§ **Dataset content**:
▬▬▬▬▬▬▬▬▬▬

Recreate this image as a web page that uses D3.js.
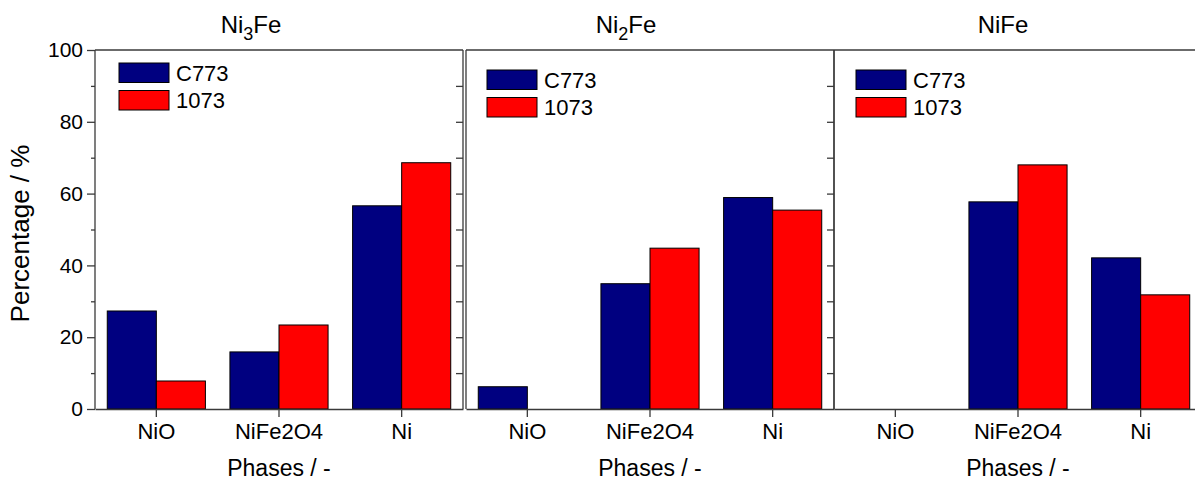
<!DOCTYPE html>
<html><head><meta charset="utf-8">
<script src="https://cdn.jsdelivr.net/npm/d3@7"></script>
<style>body{margin:0;background:#fff}svg{display:block;font-family:"Liberation Sans",Arial,sans-serif}</style>
</head><body>
<svg id="c" width="1195" height="480"></svg>
<script>
const panelNames = ["Ni3Fe", "Ni2Fe", "NiFe"];
const categories = ["NiO", "NiFe2O4", "Ni"];
const seriesNames = ["C773", "1073"];
const c773Values = [[27.3, 15.9, 56.6], [6.2, 34.9, 58.9], [0, 57.7, 42.1]];
const t1073Values = [[7.8, 23.4, 68.6], [0, 44.8, 55.4], [0, 68.0, 31.8]];
const yTicks = [0, 20, 40, 60, 80, 100];
const yMinorTicks = [10, 30, 50, 70, 90];
const xAxisTitle = "Phases / -";
const yAxisTitle = "Percentage / %";

const colors = ["#000080", "#ff0000"];
const axisColor = "#3a3a3a";
const svg = d3.select("#c");

const panelX = [95, 466, 834];
const panelW = 368;
const plotTop = 50, plotBottom = 409;
const titleX = [251, 626, 1003];
const legendOff = [[24, 63], [21, 70], [22, 70]];

const y = d3.scaleLinear().domain([0, 100]).range([plotBottom, plotTop]);

panelNames.forEach((pname, p) => {
  const x0 = panelX[p];
  const x = d3.scaleBand().domain(categories).range([x0, x0 + panelW]).paddingInner(0.2).paddingOuter(0.1);
  const xs = d3.scaleBand().domain(seriesNames).range([0, x.bandwidth()]);
  const g = svg.append("g");
  const vals = [c773Values[p], t1073Values[p]];

  seriesNames.forEach((s, si) => {
    g.selectAll(null).data(categories.map((c, ci) => ({c, v: vals[si][ci]})).filter(d => d.v > 0))
      .enter().append("rect")
      .attr("x", d => x(d.c) + xs(s))
      .attr("y", d => y(d.v))
      .attr("width", xs.bandwidth())
      .attr("height", d => y(0) - y(d.v))
      .attr("fill", colors[si])
      .attr("stroke", "#000").attr("stroke-width", 1);
  });

  g.append("line").attr("x1", x0).attr("x2", x0).attr("y1", plotTop).attr("y2", plotBottom).attr("stroke", axisColor).attr("stroke-width", 1.3);
  g.append("line").attr("x1", x0 + panelW).attr("x2", x0 + panelW).attr("y1", plotTop).attr("y2", plotBottom).attr("stroke", axisColor).attr("stroke-width", 1.3);
  g.append("line").attr("x1", x0).attr("x2", x0 + panelW).attr("y1", plotTop).attr("y2", plotTop).attr("stroke", axisColor).attr("stroke-width", 1.3);

  const xAxis = d3.axisBottom(x).tickSize(8).tickSizeOuter(0).tickPadding(6);
  const ax = g.append("g").attr("transform", `translate(0,${plotBottom})`).call(xAxis);
  ax.select(".domain").attr("stroke", axisColor).attr("stroke-width", 1.3);
  ax.selectAll(".tick line").attr("stroke", axisColor).attr("stroke-width", 1.3);
  ax.selectAll(".tick text").attr("font-size", 22).attr("fill", "#000").attr("font-family", "Liberation Sans, Arial, sans-serif").attr("dy", null).attr("y", 30);

  const rAxis = d3.axisLeft(y).tickValues(yTicks.concat(yMinorTicks).filter(v => v > 0 && v < 100)).tickSize(7).tickFormat("");
  const ra = g.append("g").attr("transform", `translate(${x0 + panelW},0)`).call(rAxis);
  ra.select(".domain").remove();
  ra.selectAll(".tick line").attr("stroke", axisColor).attr("stroke-width", 1.3);

  const t = g.append("text").attr("x", titleX[p]).attr("y", 33).attr("text-anchor", "middle").attr("font-size", 24).attr("fill", "#000");
  const parts = pname.match(/[A-Za-z]+|\d+/g);
  parts.forEach((part, i) => {
    if (/\d/.test(part)) {
      t.append("tspan").text(part).attr("font-size", 18).attr("dy", 7);
    } else {
      const ts = t.append("tspan").text(part);
      if (i > 0 && /\d/.test(parts[i - 1])) ts.attr("dy", -7);
    }
  });

  g.append("text").attr("x", x0 + panelW / 2).attr("y", 476).attr("text-anchor", "middle").attr("font-size", 23).attr("fill", "#000").text(xAxisTitle);

  const [lx, ly] = legendOff[p];
  seriesNames.forEach((s, si) => {
    g.append("rect").attr("x", x0 + lx).attr("y", ly + si * 27.5).attr("width", 50).attr("height", 19.5)
      .attr("fill", colors[si]).attr("stroke", "#000").attr("stroke-width", 1);
    g.append("text").attr("x", x0 + lx + 57).attr("y", ly + si * 27.5 + 17.5).attr("font-size", 22).attr("fill", "#000").text(s);
  });
});

const yAxis = d3.axisLeft(y).tickValues(yTicks).tickSize(8).tickPadding(4).tickFormat(d3.format("d"));
const ya = svg.append("g").attr("transform", `translate(${panelX[0]},0)`).call(yAxis);
ya.select(".domain").remove();
ya.selectAll(".tick line").attr("stroke", axisColor).attr("stroke-width", 1.3);
ya.selectAll(".tick text").attr("font-size", 21).attr("fill", "#000").attr("font-family", "Liberation Sans, Arial, sans-serif");
const yMinor = d3.axisLeft(y).tickValues(yMinorTicks).tickSize(4).tickFormat("");
const ym = svg.append("g").attr("transform", `translate(${panelX[0]},0)`).call(yMinor);
ym.select(".domain").remove();
ym.selectAll(".tick line").attr("stroke", axisColor).attr("stroke-width", 1.3);

svg.append("text").attr("transform", `translate(29,${(plotTop + plotBottom) / 2 + 4}) rotate(-90)`).attr("text-anchor", "middle")
  .attr("font-size", 26).attr("fill", "#000").text(yAxisTitle);
</script>
</body></html>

▬▬▬▬▬▬▬▬▬▬

§ **Requirement**: Make an exact copy of the listing above. Do not include the pictures.

§ **Exercise result**:
Recreate this image as a web page that uses D3.js.
<!DOCTYPE html>
<html><head><meta charset="utf-8">
<script src="https://cdn.jsdelivr.net/npm/d3@7"></script>
<style>body{margin:0;background:#fff}svg{display:block;font-family:"Liberation Sans",Arial,sans-serif}</style>
</head><body>
<svg id="c" width="1195" height="480"></svg>
<script>
const panelNames = ["Ni3Fe", "Ni2Fe", "NiFe"];
const categories = ["NiO", "NiFe2O4", "Ni"];
const seriesNames = ["C773", "1073"];
const c773Values = [[27.3, 15.9, 56.6], [6.2, 34.9, 58.9], [0, 57.7, 42.1]];
const t1073Values = [[7.8, 23.4, 68.6], [0, 44.8, 55.4], [0, 68.0, 31.8]];
const yTicks = [0, 20, 40, 60, 80, 100];
const yMinorTicks = [10, 30, 50, 70, 90];
const xAxisTitle = "Phases / -";
const yAxisTitle = "Percentage / %";

const colors = ["#000080", "#ff0000"];
const axisColor = "#3a3a3a";
const svg = d3.select("#c");

const panelX = [95, 466, 834];
const panelW = 368;
const plotTop = 50, plotBottom = 409;
const titleX = [251, 626, 1003];
const legendOff = [[24, 63], [21, 70], [22, 70]];

const y = d3.scaleLinear().domain([0, 100]).range([plotBottom, plotTop]);

panelNames.forEach((pname, p) => {
  const x0 = panelX[p];
  const x = d3.scaleBand().domain(categories).range([x0, x0 + panelW]).paddingInner(0.2).paddingOuter(0.1);
  const xs = d3.scaleBand().domain(seriesNames).range([0, x.bandwidth()]);
  const g = svg.append("g");
  const vals = [c773Values[p], t1073Values[p]];

  seriesNames.forEach((s, si) => {
    g.selectAll(null).data(categories.map((c, ci) => ({c, v: vals[si][ci]})).filter(d => d.v > 0))
      .enter().append("rect")
      .attr("x", d => x(d.c) + xs(s))
      .attr("y", d => y(d.v))
      .attr("width", xs.bandwidth())
      .attr("height", d => y(0) - y(d.v))
      .attr("fill", colors[si])
      .attr("stroke", "#000").attr("stroke-width", 1);
  });

  g.append("line").attr("x1", x0).attr("x2", x0).attr("y1", plotTop).attr("y2", plotBottom).attr("stroke", axisColor).attr("stroke-width", 1.3);
  g.append("line").attr("x1", x0 + panelW).attr("x2", x0 + panelW).attr("y1", plotTop).attr("y2", plotBottom).attr("stroke", axisColor).attr("stroke-width", 1.3);
  g.append("line").attr("x1", x0).attr("x2", x0 + panelW).attr("y1", plotTop).attr("y2", plotTop).attr("stroke", axisColor).attr("stroke-width", 1.3);

  const xAxis = d3.axisBottom(x).tickSize(8).tickSizeOuter(0).tickPadding(6);
  const ax = g.append("g").attr("transform", `translate(0,${plotBottom})`).call(xAxis);
  ax.select(".domain").attr("stroke", axisColor).attr("stroke-width", 1.3);
  ax.selectAll(".tick line").attr("stroke", axisColor).attr("stroke-width", 1.3);
  ax.selectAll(".tick text").attr("font-size", 22).attr("fill", "#000").attr("font-family", "Liberation Sans, Arial, sans-serif").attr("dy", null).attr("y", 30);

  const rAxis = d3.axisLeft(y).tickValues(yTicks.concat(yMinorTicks).filter(v => v > 0 && v < 100)).tickSize(7).tickFormat("");
  const ra = g.append("g").attr("transform", `translate(${x0 + panelW},0)`).call(rAxis);
  ra.select(".domain").remove();
  ra.selectAll(".tick line").attr("stroke", axisColor).attr("stroke-width", 1.3);

  const t = g.append("text").attr("x", titleX[p]).attr("y", 33).attr("text-anchor", "middle").attr("font-size", 24).attr("fill", "#000");
  const parts = pname.match(/[A-Za-z]+|\d+/g);
  parts.forEach((part, i) => {
    if (/\d/.test(part)) {
      t.append("tspan").text(part).attr("font-size", 18).attr("dy", 7);
    } else {
      const ts = t.append("tspan").text(part);
      if (i > 0 && /\d/.test(parts[i - 1])) ts.attr("dy", -7);
    }
  });

  g.append("text").attr("x", x0 + panelW / 2).attr("y", 476).attr("text-anchor", "middle").attr("font-size", 23).attr("fill", "#000").text(xAxisTitle);

  const [lx, ly] = legendOff[p];
  seriesNames.forEach((s, si) => {
    g.append("rect").attr("x", x0 + lx).attr("y", ly + si * 27.5).attr("width", 50).attr("height", 19.5)
      .attr("fill", colors[si]).attr("stroke", "#000").attr("stroke-width", 1);
    g.append("text").attr("x", x0 + lx + 57).attr("y", ly + si * 27.5 + 17.5).attr("font-size", 22).attr("fill", "#000").text(s);
  });
});

const yAxis = d3.axisLeft(y).tickValues(yTicks).tickSize(8).tickPadding(4).tickFormat(d3.format("d"));
const ya = svg.append("g").attr("transform", `translate(${panelX[0]},0)`).call(yAxis);
ya.select(".domain").remove();
ya.selectAll(".tick line").attr("stroke", axisColor).attr("stroke-width", 1.3);
ya.selectAll(".tick text").attr("font-size", 21).attr("fill", "#000").attr("font-family", "Liberation Sans, Arial, sans-serif");
const yMinor = d3.axisLeft(y).tickValues(yMinorTicks).tickSize(4).tickFormat("");
const ym = svg.append("g").attr("transform", `translate(${panelX[0]},0)`).call(yMinor);
ym.select(".domain").remove();
ym.selectAll(".tick line").attr("stroke", axisColor).attr("stroke-width", 1.3);

svg.append("text").attr("transform", `translate(29,${(plotTop + plotBottom) / 2 + 4}) rotate(-90)`).attr("text-anchor", "middle")
  .attr("font-size", 26).attr("fill", "#000").text(yAxisTitle);
</script>
</body></html>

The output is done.